● **Set task**: Copy each line that contains the word "drawn".

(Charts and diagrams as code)
══════════════════════════════

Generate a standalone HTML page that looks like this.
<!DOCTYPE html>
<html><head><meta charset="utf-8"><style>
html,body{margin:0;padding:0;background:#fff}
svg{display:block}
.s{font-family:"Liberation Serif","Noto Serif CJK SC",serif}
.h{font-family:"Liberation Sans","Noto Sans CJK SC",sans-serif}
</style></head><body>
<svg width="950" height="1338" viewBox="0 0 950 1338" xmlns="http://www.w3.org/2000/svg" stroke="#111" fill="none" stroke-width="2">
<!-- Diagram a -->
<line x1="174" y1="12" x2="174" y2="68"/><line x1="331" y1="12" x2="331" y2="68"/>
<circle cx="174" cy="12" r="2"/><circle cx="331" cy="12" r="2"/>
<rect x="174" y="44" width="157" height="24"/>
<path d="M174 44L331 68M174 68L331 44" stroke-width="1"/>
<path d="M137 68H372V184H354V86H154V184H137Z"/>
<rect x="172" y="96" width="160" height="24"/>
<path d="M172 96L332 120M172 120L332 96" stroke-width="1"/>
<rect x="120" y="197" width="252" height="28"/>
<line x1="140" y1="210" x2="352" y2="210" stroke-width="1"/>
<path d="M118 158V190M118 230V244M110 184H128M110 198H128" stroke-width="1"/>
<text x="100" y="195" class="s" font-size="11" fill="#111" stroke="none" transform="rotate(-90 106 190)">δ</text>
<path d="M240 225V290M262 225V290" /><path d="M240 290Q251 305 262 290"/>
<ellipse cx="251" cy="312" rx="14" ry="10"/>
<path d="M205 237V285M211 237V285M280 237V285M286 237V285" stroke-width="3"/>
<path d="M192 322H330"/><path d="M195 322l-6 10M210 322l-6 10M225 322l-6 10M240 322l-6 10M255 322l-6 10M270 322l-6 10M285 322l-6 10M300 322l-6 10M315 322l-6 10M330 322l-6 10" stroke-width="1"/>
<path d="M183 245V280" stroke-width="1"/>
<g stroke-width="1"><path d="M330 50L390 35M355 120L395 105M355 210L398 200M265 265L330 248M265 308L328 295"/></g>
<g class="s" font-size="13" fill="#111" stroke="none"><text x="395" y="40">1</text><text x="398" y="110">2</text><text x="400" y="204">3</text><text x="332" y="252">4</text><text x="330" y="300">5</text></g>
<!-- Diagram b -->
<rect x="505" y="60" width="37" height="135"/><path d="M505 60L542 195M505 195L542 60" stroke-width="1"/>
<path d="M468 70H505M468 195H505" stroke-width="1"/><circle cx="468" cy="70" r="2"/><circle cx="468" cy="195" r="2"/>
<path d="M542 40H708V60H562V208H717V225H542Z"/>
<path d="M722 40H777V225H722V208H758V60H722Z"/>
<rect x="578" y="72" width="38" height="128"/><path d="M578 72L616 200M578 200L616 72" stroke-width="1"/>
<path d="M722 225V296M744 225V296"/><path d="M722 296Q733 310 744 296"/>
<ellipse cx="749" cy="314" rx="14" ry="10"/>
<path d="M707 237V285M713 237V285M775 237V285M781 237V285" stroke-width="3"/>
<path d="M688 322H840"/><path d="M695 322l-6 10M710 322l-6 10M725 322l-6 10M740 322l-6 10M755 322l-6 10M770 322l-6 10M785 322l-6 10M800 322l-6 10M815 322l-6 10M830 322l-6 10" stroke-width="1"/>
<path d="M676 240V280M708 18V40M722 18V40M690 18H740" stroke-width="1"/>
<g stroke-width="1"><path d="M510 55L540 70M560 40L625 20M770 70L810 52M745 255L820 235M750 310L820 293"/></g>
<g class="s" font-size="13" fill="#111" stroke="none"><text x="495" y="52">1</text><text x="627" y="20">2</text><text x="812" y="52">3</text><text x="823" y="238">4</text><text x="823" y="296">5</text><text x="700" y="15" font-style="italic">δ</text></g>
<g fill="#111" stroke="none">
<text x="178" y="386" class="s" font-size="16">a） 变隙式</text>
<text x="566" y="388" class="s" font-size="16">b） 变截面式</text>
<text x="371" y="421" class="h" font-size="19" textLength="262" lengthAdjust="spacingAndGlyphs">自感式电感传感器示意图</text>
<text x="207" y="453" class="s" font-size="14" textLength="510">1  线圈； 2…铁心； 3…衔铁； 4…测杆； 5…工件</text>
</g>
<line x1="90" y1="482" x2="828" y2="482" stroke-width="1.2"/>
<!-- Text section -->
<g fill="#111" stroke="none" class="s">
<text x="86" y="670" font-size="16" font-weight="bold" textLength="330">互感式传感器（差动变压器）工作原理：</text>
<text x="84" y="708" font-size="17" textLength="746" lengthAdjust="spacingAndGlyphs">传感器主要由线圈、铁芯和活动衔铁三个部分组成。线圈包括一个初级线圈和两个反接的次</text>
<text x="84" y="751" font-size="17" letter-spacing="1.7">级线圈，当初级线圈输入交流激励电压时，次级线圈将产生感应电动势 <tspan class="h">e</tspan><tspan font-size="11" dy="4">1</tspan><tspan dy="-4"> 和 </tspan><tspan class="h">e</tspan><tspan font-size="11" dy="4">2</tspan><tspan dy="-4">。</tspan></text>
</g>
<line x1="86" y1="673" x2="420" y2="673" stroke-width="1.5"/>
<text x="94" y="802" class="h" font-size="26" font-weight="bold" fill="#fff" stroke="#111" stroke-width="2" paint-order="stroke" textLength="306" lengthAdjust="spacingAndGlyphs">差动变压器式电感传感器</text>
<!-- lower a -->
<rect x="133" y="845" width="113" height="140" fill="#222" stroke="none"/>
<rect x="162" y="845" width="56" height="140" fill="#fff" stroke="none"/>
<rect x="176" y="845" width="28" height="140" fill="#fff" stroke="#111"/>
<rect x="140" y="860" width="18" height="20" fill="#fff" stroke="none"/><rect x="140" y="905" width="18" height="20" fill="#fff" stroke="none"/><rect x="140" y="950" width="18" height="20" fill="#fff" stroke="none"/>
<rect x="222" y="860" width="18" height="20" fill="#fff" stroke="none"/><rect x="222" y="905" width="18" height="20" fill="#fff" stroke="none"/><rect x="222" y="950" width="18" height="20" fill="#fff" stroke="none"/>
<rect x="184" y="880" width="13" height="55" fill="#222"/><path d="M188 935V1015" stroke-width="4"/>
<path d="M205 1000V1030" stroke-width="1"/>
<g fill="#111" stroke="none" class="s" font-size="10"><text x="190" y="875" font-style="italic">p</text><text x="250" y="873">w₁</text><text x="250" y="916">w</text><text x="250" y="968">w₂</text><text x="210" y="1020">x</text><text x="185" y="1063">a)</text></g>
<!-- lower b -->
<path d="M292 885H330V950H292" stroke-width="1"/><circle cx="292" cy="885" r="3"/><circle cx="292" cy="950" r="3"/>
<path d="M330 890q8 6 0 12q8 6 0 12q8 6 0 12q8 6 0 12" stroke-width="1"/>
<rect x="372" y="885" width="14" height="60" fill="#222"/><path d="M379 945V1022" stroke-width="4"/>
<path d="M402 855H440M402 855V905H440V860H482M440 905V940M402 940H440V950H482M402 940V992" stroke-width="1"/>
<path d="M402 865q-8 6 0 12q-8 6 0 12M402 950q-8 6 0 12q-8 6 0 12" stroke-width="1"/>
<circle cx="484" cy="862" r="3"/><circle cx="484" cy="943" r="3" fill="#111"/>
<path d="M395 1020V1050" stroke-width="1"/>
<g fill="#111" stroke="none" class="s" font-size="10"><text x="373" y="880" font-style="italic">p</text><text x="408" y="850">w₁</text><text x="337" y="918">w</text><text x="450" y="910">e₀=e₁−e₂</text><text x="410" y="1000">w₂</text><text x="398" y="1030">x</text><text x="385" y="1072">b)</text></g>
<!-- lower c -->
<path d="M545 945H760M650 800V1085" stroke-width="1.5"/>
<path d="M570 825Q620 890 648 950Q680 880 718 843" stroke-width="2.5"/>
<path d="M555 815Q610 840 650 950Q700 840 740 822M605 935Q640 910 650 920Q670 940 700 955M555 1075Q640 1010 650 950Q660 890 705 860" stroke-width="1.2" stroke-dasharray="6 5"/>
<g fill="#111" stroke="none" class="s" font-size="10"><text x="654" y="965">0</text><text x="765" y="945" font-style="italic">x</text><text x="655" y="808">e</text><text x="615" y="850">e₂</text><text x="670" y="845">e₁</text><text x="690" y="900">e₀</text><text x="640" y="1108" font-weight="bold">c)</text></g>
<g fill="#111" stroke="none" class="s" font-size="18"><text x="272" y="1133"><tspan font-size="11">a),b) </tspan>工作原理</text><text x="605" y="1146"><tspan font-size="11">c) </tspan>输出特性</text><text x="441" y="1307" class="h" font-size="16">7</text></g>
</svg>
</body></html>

══════════════════════════════

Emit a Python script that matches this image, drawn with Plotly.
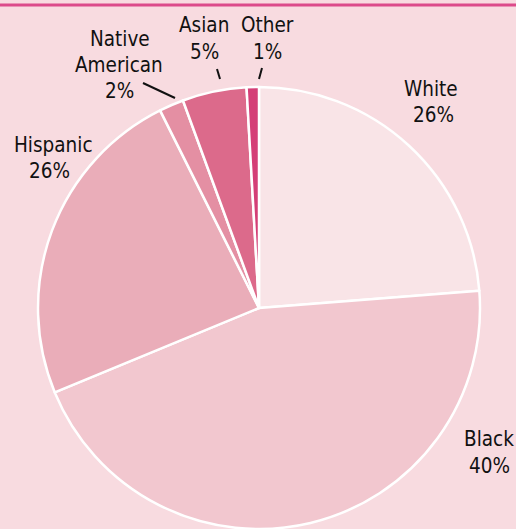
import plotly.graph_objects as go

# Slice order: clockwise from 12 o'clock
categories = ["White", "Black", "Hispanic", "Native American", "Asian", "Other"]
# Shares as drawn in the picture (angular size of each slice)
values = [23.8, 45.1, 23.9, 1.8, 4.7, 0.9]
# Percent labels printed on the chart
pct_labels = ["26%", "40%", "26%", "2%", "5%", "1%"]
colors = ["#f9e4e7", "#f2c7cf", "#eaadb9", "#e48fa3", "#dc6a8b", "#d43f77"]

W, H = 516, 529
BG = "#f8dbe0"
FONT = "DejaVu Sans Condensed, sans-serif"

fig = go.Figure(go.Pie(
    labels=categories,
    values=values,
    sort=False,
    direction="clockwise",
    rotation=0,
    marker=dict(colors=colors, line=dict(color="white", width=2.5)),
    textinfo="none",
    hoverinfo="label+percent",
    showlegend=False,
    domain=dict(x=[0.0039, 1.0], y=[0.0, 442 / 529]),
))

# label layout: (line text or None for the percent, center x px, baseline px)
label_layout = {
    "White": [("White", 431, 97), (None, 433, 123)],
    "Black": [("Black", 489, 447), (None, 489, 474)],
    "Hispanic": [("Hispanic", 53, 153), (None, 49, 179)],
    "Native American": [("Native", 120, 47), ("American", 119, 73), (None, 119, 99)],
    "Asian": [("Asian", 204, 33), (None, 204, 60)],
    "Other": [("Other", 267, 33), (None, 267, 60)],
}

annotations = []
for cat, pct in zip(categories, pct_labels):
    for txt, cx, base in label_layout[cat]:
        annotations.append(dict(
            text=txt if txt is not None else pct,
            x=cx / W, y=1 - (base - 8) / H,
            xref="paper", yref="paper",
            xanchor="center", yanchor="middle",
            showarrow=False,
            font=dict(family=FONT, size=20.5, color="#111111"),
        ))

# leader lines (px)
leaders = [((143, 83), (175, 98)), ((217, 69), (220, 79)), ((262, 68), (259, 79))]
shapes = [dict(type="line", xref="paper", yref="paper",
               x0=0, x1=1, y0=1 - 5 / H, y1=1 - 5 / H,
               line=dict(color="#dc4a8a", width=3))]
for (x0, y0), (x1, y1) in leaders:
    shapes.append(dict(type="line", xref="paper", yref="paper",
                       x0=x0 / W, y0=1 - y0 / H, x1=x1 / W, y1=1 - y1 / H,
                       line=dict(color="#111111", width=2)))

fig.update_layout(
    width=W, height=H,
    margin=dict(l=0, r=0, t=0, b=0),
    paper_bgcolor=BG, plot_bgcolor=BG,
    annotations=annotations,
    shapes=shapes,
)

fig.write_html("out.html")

══════════════════════════════

● **Solution to this task**:
Emit a Python script that matches this image, drawn with Plotly.
# Shares as drawn in the picture (angular size of each slice)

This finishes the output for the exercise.